-- BEGIN Data provided --

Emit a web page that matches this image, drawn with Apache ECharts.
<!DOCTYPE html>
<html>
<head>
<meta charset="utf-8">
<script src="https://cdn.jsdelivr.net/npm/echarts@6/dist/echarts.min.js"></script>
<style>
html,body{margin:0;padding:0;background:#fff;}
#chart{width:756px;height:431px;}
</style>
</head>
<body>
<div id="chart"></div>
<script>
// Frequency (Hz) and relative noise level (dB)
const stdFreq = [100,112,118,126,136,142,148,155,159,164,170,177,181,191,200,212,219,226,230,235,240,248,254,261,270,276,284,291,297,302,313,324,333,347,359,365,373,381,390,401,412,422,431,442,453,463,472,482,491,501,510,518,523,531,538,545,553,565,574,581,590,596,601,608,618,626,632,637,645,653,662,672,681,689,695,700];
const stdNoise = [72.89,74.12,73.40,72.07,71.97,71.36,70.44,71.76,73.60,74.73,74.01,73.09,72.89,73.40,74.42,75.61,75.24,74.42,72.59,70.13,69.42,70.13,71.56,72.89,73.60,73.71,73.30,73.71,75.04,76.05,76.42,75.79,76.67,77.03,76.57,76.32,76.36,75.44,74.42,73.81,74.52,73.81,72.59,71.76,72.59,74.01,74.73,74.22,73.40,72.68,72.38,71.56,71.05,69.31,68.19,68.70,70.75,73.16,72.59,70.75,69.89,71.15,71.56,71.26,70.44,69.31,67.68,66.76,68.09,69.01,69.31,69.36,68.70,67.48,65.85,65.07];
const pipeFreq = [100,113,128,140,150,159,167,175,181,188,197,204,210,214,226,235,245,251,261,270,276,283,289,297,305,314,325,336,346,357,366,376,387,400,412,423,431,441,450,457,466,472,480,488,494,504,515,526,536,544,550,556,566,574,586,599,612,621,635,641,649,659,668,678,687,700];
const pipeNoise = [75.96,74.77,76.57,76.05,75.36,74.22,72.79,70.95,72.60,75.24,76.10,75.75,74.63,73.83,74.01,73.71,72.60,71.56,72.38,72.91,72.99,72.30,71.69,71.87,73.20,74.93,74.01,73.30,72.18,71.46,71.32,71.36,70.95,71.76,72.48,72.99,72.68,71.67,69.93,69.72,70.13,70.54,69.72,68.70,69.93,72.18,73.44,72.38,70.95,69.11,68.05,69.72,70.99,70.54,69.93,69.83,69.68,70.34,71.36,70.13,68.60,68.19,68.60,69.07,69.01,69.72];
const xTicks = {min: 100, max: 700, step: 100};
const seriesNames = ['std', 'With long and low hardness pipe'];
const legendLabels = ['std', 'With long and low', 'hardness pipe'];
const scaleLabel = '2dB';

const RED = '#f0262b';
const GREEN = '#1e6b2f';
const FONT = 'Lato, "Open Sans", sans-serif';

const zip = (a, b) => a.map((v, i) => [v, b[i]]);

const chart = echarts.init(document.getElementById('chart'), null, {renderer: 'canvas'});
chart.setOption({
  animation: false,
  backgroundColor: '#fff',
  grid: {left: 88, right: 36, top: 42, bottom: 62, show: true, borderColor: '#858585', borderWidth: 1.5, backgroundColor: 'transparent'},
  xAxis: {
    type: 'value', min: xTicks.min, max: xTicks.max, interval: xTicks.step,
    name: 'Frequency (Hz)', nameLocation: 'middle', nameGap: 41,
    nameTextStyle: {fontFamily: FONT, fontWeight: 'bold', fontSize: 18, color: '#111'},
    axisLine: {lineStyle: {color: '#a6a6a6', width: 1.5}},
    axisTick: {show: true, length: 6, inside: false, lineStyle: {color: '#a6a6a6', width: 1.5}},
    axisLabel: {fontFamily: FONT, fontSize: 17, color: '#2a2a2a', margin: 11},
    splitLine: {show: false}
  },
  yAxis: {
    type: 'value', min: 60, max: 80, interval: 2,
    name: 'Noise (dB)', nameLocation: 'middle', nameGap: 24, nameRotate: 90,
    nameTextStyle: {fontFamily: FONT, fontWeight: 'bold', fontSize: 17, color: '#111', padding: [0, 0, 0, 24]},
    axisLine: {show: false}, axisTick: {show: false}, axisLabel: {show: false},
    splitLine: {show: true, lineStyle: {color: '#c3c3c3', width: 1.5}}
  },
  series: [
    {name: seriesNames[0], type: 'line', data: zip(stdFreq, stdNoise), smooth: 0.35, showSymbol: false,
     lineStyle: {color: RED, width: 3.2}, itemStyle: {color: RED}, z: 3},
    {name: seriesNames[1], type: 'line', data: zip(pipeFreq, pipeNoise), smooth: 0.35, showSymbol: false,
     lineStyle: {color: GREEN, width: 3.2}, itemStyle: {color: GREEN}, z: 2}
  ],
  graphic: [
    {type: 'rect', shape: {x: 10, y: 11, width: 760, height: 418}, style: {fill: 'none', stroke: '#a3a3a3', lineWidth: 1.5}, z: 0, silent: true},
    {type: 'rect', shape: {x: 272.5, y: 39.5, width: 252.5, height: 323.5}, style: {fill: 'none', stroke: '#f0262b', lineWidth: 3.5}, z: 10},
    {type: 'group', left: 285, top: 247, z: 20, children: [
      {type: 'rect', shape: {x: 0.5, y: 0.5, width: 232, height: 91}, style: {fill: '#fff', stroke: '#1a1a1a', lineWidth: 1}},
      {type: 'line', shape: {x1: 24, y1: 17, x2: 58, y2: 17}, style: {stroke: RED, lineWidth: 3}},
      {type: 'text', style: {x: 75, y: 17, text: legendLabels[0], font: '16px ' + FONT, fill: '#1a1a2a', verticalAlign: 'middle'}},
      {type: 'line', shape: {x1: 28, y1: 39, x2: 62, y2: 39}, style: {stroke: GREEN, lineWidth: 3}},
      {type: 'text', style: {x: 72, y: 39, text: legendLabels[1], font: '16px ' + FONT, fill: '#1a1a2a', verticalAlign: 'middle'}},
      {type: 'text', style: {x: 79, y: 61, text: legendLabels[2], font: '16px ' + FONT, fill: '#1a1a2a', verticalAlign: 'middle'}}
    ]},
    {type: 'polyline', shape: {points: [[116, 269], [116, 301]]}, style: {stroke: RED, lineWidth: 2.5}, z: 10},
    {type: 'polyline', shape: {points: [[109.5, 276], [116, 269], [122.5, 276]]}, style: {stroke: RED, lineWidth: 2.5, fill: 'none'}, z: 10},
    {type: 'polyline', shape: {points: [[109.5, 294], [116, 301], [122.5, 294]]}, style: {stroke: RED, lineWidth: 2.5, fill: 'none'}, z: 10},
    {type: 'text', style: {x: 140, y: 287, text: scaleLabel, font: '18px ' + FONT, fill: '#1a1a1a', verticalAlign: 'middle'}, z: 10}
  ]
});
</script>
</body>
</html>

-- END Data provided --

> [Task description]
Quote each line of the listing above exactly.

> [Solved problem]
Emit a web page that matches this image, drawn with Apache ECharts.
<!DOCTYPE html>
<html>
<head>
<meta charset="utf-8">
<script src="https://cdn.jsdelivr.net/npm/echarts@6/dist/echarts.min.js"></script>
<style>
html,body{margin:0;padding:0;background:#fff;}
#chart{width:756px;height:431px;}
</style>
</head>
<body>
<div id="chart"></div>
<script>
// Frequency (Hz) and relative noise level (dB)
const stdFreq = [100,112,118,126,136,142,148,155,159,164,170,177,181,191,200,212,219,226,230,235,240,248,254,261,270,276,284,291,297,302,313,324,333,347,359,365,373,381,390,401,412,422,431,442,453,463,472,482,491,501,510,518,523,531,538,545,553,565,574,581,590,596,601,608,618,626,632,637,645,653,662,672,681,689,695,700];
const stdNoise = [72.89,74.12,73.40,72.07,71.97,71.36,70.44,71.76,73.60,74.73,74.01,73.09,72.89,73.40,74.42,75.61,75.24,74.42,72.59,70.13,69.42,70.13,71.56,72.89,73.60,73.71,73.30,73.71,75.04,76.05,76.42,75.79,76.67,77.03,76.57,76.32,76.36,75.44,74.42,73.81,74.52,73.81,72.59,71.76,72.59,74.01,74.73,74.22,73.40,72.68,72.38,71.56,71.05,69.31,68.19,68.70,70.75,73.16,72.59,70.75,69.89,71.15,71.56,71.26,70.44,69.31,67.68,66.76,68.09,69.01,69.31,69.36,68.70,67.48,65.85,65.07];
const pipeFreq = [100,113,128,140,150,159,167,175,181,188,197,204,210,214,226,235,245,251,261,270,276,283,289,297,305,314,325,336,346,357,366,376,387,400,412,423,431,441,450,457,466,472,480,488,494,504,515,526,536,544,550,556,566,574,586,599,612,621,635,641,649,659,668,678,687,700];
const pipeNoise = [75.96,74.77,76.57,76.05,75.36,74.22,72.79,70.95,72.60,75.24,76.10,75.75,74.63,73.83,74.01,73.71,72.60,71.56,72.38,72.91,72.99,72.30,71.69,71.87,73.20,74.93,74.01,73.30,72.18,71.46,71.32,71.36,70.95,71.76,72.48,72.99,72.68,71.67,69.93,69.72,70.13,70.54,69.72,68.70,69.93,72.18,73.44,72.38,70.95,69.11,68.05,69.72,70.99,70.54,69.93,69.83,69.68,70.34,71.36,70.13,68.60,68.19,68.60,69.07,69.01,69.72];
const xTicks = {min: 100, max: 700, step: 100};
const seriesNames = ['std', 'With long and low hardness pipe'];
const legendLabels = ['std', 'With long and low', 'hardness pipe'];
const scaleLabel = '2dB';

const RED = '#f0262b';
const GREEN = '#1e6b2f';
const FONT = 'Lato, "Open Sans", sans-serif';

const zip = (a, b) => a.map((v, i) => [v, b[i]]);

const chart = echarts.init(document.getElementById('chart'), null, {renderer: 'canvas'});
chart.setOption({
  animation: false,
  backgroundColor: '#fff',
  grid: {left: 88, right: 36, top: 42, bottom: 62, show: true, borderColor: '#858585', borderWidth: 1.5, backgroundColor: 'transparent'},
  xAxis: {
    type: 'value', min: xTicks.min, max: xTicks.max, interval: xTicks.step,
    name: 'Frequency (Hz)', nameLocation: 'middle', nameGap: 41,
    nameTextStyle: {fontFamily: FONT, fontWeight: 'bold', fontSize: 18, color: '#111'},
    axisLine: {lineStyle: {color: '#a6a6a6', width: 1.5}},
    axisTick: {show: true, length: 6, inside: false, lineStyle: {color: '#a6a6a6', width: 1.5}},
    axisLabel: {fontFamily: FONT, fontSize: 17, color: '#2a2a2a', margin: 11},
    splitLine: {show: false}
  },
  yAxis: {
    type: 'value', min: 60, max: 80, interval: 2,
    name: 'Noise (dB)', nameLocation: 'middle', nameGap: 24, nameRotate: 90,
    nameTextStyle: {fontFamily: FONT, fontWeight: 'bold', fontSize: 17, color: '#111', padding: [0, 0, 0, 24]},
    axisLine: {show: false}, axisTick: {show: false}, axisLabel: {show: false},
    splitLine: {show: true, lineStyle: {color: '#c3c3c3', width: 1.5}}
  },
  series: [
    {name: seriesNames[0], type: 'line', data: zip(stdFreq, stdNoise), smooth: 0.35, showSymbol: false,
     lineStyle: {color: RED, width: 3.2}, itemStyle: {color: RED}, z: 3},
    {name: seriesNames[1], type: 'line', data: zip(pipeFreq, pipeNoise), smooth: 0.35, showSymbol: false,
     lineStyle: {color: GREEN, width: 3.2}, itemStyle: {color: GREEN}, z: 2}
  ],
  graphic: [
    {type: 'rect', shape: {x: 10, y: 11, width: 760, height: 418}, style: {fill: 'none', stroke: '#a3a3a3', lineWidth: 1.5}, z: 0, silent: true},
    {type: 'rect', shape: {x: 272.5, y: 39.5, width: 252.5, height: 323.5}, style: {fill: 'none', stroke: '#f0262b', lineWidth: 3.5}, z: 10},
    {type: 'group', left: 285, top: 247, z: 20, children: [
      {type: 'rect', shape: {x: 0.5, y: 0.5, width: 232, height: 91}, style: {fill: '#fff', stroke: '#1a1a1a', lineWidth: 1}},
      {type: 'line', shape: {x1: 24, y1: 17, x2: 58, y2: 17}, style: {stroke: RED, lineWidth: 3}},
      {type: 'text', style: {x: 75, y: 17, text: legendLabels[0], font: '16px ' + FONT, fill: '#1a1a2a', verticalAlign: 'middle'}},
      {type: 'line', shape: {x1: 28, y1: 39, x2: 62, y2: 39}, style: {stroke: GREEN, lineWidth: 3}},
      {type: 'text', style: {x: 72, y: 39, text: legendLabels[1], font: '16px ' + FONT, fill: '#1a1a2a', verticalAlign: 'middle'}},
      {type: 'text', style: {x: 79, y: 61, text: legendLabels[2], font: '16px ' + FONT, fill: '#1a1a2a', verticalAlign: 'middle'}}
    ]},
    {type: 'polyline', shape: {points: [[116, 269], [116, 301]]}, style: {stroke: RED, lineWidth: 2.5}, z: 10},
    {type: 'polyline', shape: {points: [[109.5, 276], [116, 269], [122.5, 276]]}, style: {stroke: RED, lineWidth: 2.5, fill: 'none'}, z: 10},
    {type: 'polyline', shape: {points: [[109.5, 294], [116, 301], [122.5, 294]]}, style: {stroke: RED, lineWidth: 2.5, fill: 'none'}, z: 10},
    {type: 'text', style: {x: 140, y: 287, text: scaleLabel, font: '18px ' + FONT, fill: '#1a1a1a', verticalAlign: 'middle'}, z: 10}
  ]
});
</script>
</body>
</html>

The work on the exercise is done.